Olavo de Carvalho

Jornal do Brasil, 21 de junho de 2007

O capitalismo distribuiu a imensas massas de classe média benefícios que antes eram privilégios da aristocracia. Mas a aristocracia pagava um alto preço por eles: era a casta guerreira, pronta a morrer no campo de batalha em lugar dos comerciantes e camponeses, isentos a priori de obrigação militar. Uma vida de liberdade e prazeres à sombra da morte iminente ou uma vida de trabalho e abstinência na relativa segurança da rotina econômica, eis as duas formas básicas de existência que, no seu equilíbrio mútuo, marcaram o repertório da humanidade ocidental até pelo menos o começo do século XIX.

Cento e poucos anos bastaram para que, em amplas áreas da superfície terrestre, não só o acesso a uma quantidade de bens materiais nunca antes imaginados, mas a liberdade e os meios para a busca de prazeres praticamente sem limites fossem abertos à pequena burguesia e a boa parte da classe trabalhadora, sem que a isso correspondesse um acréscimo de obrigações morais.
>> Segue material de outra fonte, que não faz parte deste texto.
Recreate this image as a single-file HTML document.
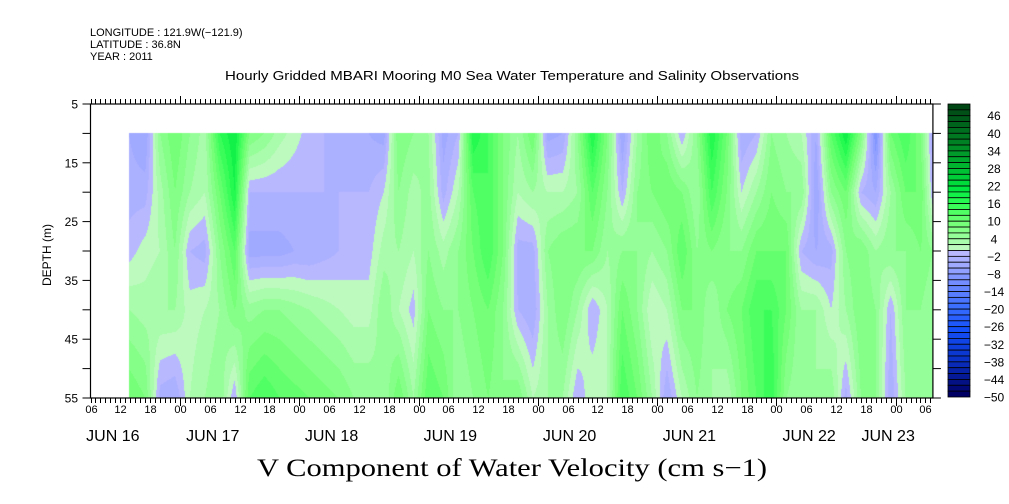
<!DOCTYPE html>
<html><head><meta charset="utf-8">
<style>
html,body{margin:0;padding:0;background:#fff;}
#wrap{position:relative;width:1009px;height:504px;overflow:hidden;}
canvas,svg{position:absolute;left:0;top:0;}
text{font-family:"Liberation Sans",sans-serif;fill:#000;}
</style></head>
<body>
<div id="wrap">
<canvas id="field" width="1009" height="504"></canvas>
<svg id="ax" width="1009" height="504">
<text x="90" y="36" font-size="11">LONGITUDE : 121.9W(−121.9)</text>
<text x="90" y="48" font-size="11">LATITUDE : 36.8N</text>
<text x="90" y="60" font-size="11">YEAR : 2011</text>
<text x="512" y="80" font-size="12.5" text-anchor="middle" textLength="574" lengthAdjust="spacingAndGlyphs">Hourly Gridded MBARI Mooring M0 Sea Water Temperature and Salinity Observations</text>
<text x="0" y="0" font-size="12" text-anchor="middle" transform="translate(51,255) rotate(-90)">DEPTH (m)</text>
<text x="512" y="476" font-size="25" text-anchor="middle" textLength="510" lengthAdjust="spacingAndGlyphs" style="font-family:'Liberation Serif',serif">V Component of Water Velocity (cm s−1)</text>
</svg>
</div>
<script>
// ---- data (hours since JUN 16 00:00; depths in m; V in cm/s) ----
const times = [13.7,17,20,23,26,29,32,35,38,41,44,47,50,53,56,59,62,65,68,71,74,77,80,83,86,89,92,95,98,101,104,107,110,113,116,119,122,125,128,131,134,137,140,143,146,149,152,155,158,161,164,167,170,173,175.5];
const depths = [10,20,30,40,55];
const v10 = [-4,-6,6,10,6,3,16,20,8,6,3,1,-1,-2,-3,-4,-4,-5,8,6,4,-5,-2,18,14,8,4,10,-5,-4,6,18,8,-6,4,10,6,-2,6,18,10,-4,-2,6,4,2,-4,12,20,8,-10,10,14,8,-4];
const v20 = [-3,-3,3,8,4,2,10,18,-2,-2,-2,-2,-2,-2,-2,-2,-2,0,6,3,5,-3,2,12,14,8,2,4,2,2,4,12,6,-2,6,8,10,8,4,14,8,0,4,8,6,6,-6,6,10,-2,-4,4,10,10,-2];
const v30 = [-1,1,2,6,-2,-3,6,12,-5,-5,-5,-4,-4,-3,-2,-1,-1,3,4,2,6,3,6,10,14,8,-3,-3,6,8,8,8,4,6,6,4,6,12,6,8,6,6,10,10,10,-2,-4,-3,6,8,4,6,6,8,6];
const v40 = [4,3,4,4,1,2,4,8,5,6,6,5,4,3,2,1,1,6,2,-1,8,6,6,8,10,6,-2,-4,4,8,4,-2,2,10,6,0,2,8,8,4,8,10,14,14,10,4,4,0,4,8,6,-2,6,6,4];
const v55 = [10,8,-3,-4,2,4,6,-2,12,14,12,11,10,9,8,6,6,4,10,4,12,10,4,6,8,6,8,2,4,4,-2,2,2,14,10,4,-4,2,6,4,2,8,12,16,6,4,4,6,-3,6,6,-4,4,4,4];
const rows = [v10,v20,v30,v40,v55];
const yTicks = [5,15,25,35,45,55];
const hourLabels = ["06","12","18","00"];
const dayLabels = ["JUN 16","JUN 17","JUN 18","JUN 19","JUN 20","JUN 21","JUN 22","JUN 23"];
const dayLabelHours = [10.5,30.6,54.5,78.4,102.4,126.5,150.6,166.5];
const cbLabels = [46,40,34,28,22,16,10,4,-2,-8,-14,-20,-26,-32,-38,-44,-50];

// ---- scales ----
const X0=90.5, PX_PER_H=4.97, H0=6, HMAX=175.5;
const Y0=104, PX_PER_M=5.88, D0=5, DMAX=55;
const xScale = h => X0 + (h-H0)*PX_PER_H;
const yScale = d => Y0 + (d-D0)*PX_PER_M;
const xRight = xScale(HMAX), yBottom = yScale(DMAX);

// ---- palette ----
const posA=[[0,[188,250,190]],[4,[150,254,152]],[8,[118,255,120]],[12,[80,255,100]],[16,[36,250,80]],[20,[0,232,64]],[28,[0,180,48]],[36,[0,130,36]],[48,[0,70,20]]];
const negA=[[-2,[184,184,255]],[-6,[160,170,255]],[-12,[115,140,255]],[-20,[60,110,255]],[-28,[20,80,250]],[-38,[10,50,200]],[-50,[0,0,100]]];
function interp(anch,v){
  for(let i=0;i<anch.length-1;i++){
    const a=anch[i],b=anch[i+1];
    const lo=Math.min(a[0],b[0]),hi=Math.max(a[0],b[0]);
    if(v>=lo&&v<=hi){const t=(v-a[0])/(b[0]-a[0]);return a[1].map((c,k)=>Math.round(c+(b[1][k]-c)*t));}
  }
  return anch[anch.length-1][1];
}
function levelColor(v){
  let l=Math.floor(v/2)*2;
  l=Math.max(-50,Math.min(48,l));
  return l>=0?interp(posA,l):interp(negA,l);
}

// ---- field ----
function sample(h,d){
  let i=0; while(i<times.length-2 && h>times[i+1]) i++;
  let j=0; while(j<depths.length-2 && d>depths[j+1]) j++;
  const tx=Math.max(0,Math.min(1,(h-times[i])/(times[i+1]-times[i])));
  const ty=Math.max(0,Math.min(1,(d-depths[j])/(depths[j+1]-depths[j])));
  const a=rows[j][i],b=rows[j][i+1],c=rows[j+1][i],e=rows[j+1][i+1];
  return (a*(1-tx)+b*tx)*(1-ty)+(c*(1-tx)+e*tx)*ty;
}
const cv=document.getElementById('field'),ctx=cv.getContext('2d');
const xs=Math.round(xScale(times[0])), xe=Math.round(xScale(times[times.length-1]));
const ys=Math.round(yScale(depths[0])), ye=Math.round(yScale(depths[depths.length-1]));
const img=ctx.createImageData(xe-xs,ye-ys);
for(let py=ys;py<ye;py++){
  const d=D0+(py+0.5-Y0)/PX_PER_M;
  for(let px=xs;px<xe;px++){
    const h=H0+(px+0.5-X0)/PX_PER_H;
    const col=levelColor(sample(h,d));
    const o=((py-ys)*(xe-xs)+(px-xs))*4;
    img.data[o]=col[0];img.data[o+1]=col[1];img.data[o+2]=col[2];img.data[o+3]=255;
  }
}
ctx.putImageData(img,xs,ys);

// ---- axes ----
const svg=document.getElementById('ax'), NS='http://www.w3.org/2000/svg';
function mk(tag,attrs,parent){const e=document.createElementNS(NS,tag);for(const k in attrs)e.setAttribute(k,attrs[k]);(parent||svg).appendChild(e);return e;}
const frame=mk('rect',{x:X0,y:Y0,width:xRight-X0,height:yBottom-Y0,fill:'none',stroke:'#000','stroke-width':1.2});


const g=mk('g',{stroke:'#000','stroke-width':1});


for(let h=H0;h<=HMAX;h+=1){
  const x=Math.round(xScale(h))+0.5, major=(h%24===0);
  const L=major?8:5;
  mk('line',{x1:x,y1:yBottom,x2:x,y2:yBottom+L},g);
  mk('line',{x1:x,y1:Y0,x2:x,y2:Y0-L},g);
  if(h%6===0){
    const t=mk('text',{x:x,y:413,'font-size':11,'text-anchor':'middle',stroke:'none'});
    t.textContent=hourLabels[(h/6-1)%4];
    
    
  }
}
for(let d=D0;d<=DMAX;d+=5){
  const y=yScale(d);
  mk('line',{x1:X0-8,y1:y,x2:X0,y2:y},g);
  mk('line',{x1:xRight,y1:y,x2:xRight+8,y2:y},g);
}
yTicks.forEach(d=>{
  const t=mk('text',{x:78,y:yScale(d)+4.5,'font-size':12,'text-anchor':'end'});
  t.textContent=d;
  
  
});
dayLabels.forEach((s,i)=>{
  const t=mk('text',{x:xScale(dayLabelHours[i]),y:441,'font-size':16,'text-anchor':'middle'});
  t.textContent=s;
  
  
});

// ---- colorbar ----
const CB_X=948,CB_W=22,CB_TOP=104,CB_BOT=397;
const boxH=(CB_BOT-CB_TOP)/50;
const cb=mk('g',{});


for(let i=0;i<50;i++){
  const lv=48-i*2;
  const c=levelColor(lv+1);
  const r=mk('rect',{x:CB_X,y:CB_TOP+i*boxH,width:CB_W,height:boxH,fill:`rgb(${c[0]},${c[1]},${c[2]})`,stroke:'#000','stroke-width':0.8},cb);
  
  
}
cbLabels.forEach(v=>{
  const y=CB_TOP+(50-v)/2*boxH;
  const t=mk('text',{x:994,y:y+4.5,'font-size':12,'text-anchor':'middle'},cb);
  t.textContent=v<0?'−'+(-v):String(v);
  
  
});
</script>
</body></html>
Bem ao contrário, a demanda crescente de satisfações veio acompanhada de uma intolerância cada vez maior ao sofrimento e da revolta geral contra toda forma de “repressão”. A eternidade e a morte desapareceram do horizonte, a primeira tornando-se uma ficção de outras épocas, a segunda uma idéia indecente, proibida nas conversações saudáveis. Em pouco tempo a Europa e as Américas povoaram-se de uma nova classe de adolescentes crônicos, ávidos de sensações, rebeldes a toda limitação, desfrutando da obra dos séculos como se fosse um direito natural e vivendo cada dia como se fosse a data inaugural de uma espécie de eternidade terrestre.

Postiça, desequilibrada, fútil e baseada na ingratidão radical para com as gerações anteriores, essa forma de vida produziu uma tremenda acumulação de culpas inconscientes, as quais, não podendo recair sobre os culpados autênticos – que toleram a idéia de culpas ainda menos que a da morte — são projetadas de volta sobre a fonte de seus benefícios imerecidos. Daí o aparente paradoxo, tantas vezes notado, de que o ódio ao capitalismo não germine entre suas supostas vítimas, os pobres, mas justamente entre seus principais favorecidos: a classe média, os estudantes e intelectuais, o beautiful people da mídia e da moda, os filhinhos-de-papai que vão à universidade num BMW de cem mil dólares e destróem o refeitório porque a comida não é de graça. Não há nisso paradoxo algum: há apenas a lógica implacável da projeção neurótica. A premissa oculta dessa lógica é o fato de que o verdadeiro pecado do capitalismo, a ruptura do equilíbrio natural entre prazeres e deveres, não pode ser denunciado. Tornou-se um tabu. É preciso então inventar culpas imaginárias, negar a realidade manifesta da prosperidade geral crescente e, num giro lógico formidável, imputar ao capitalismo até mesmo a miséria dos países socialistas.

Grande ou pequeno, moderado ou extremado, todo rebelde anticapitalista, sem exceção, é um farsante – não só nas suas atitudes exteriores, mas na base mesma da sua personalidade, na raiz do seu estilo de vida.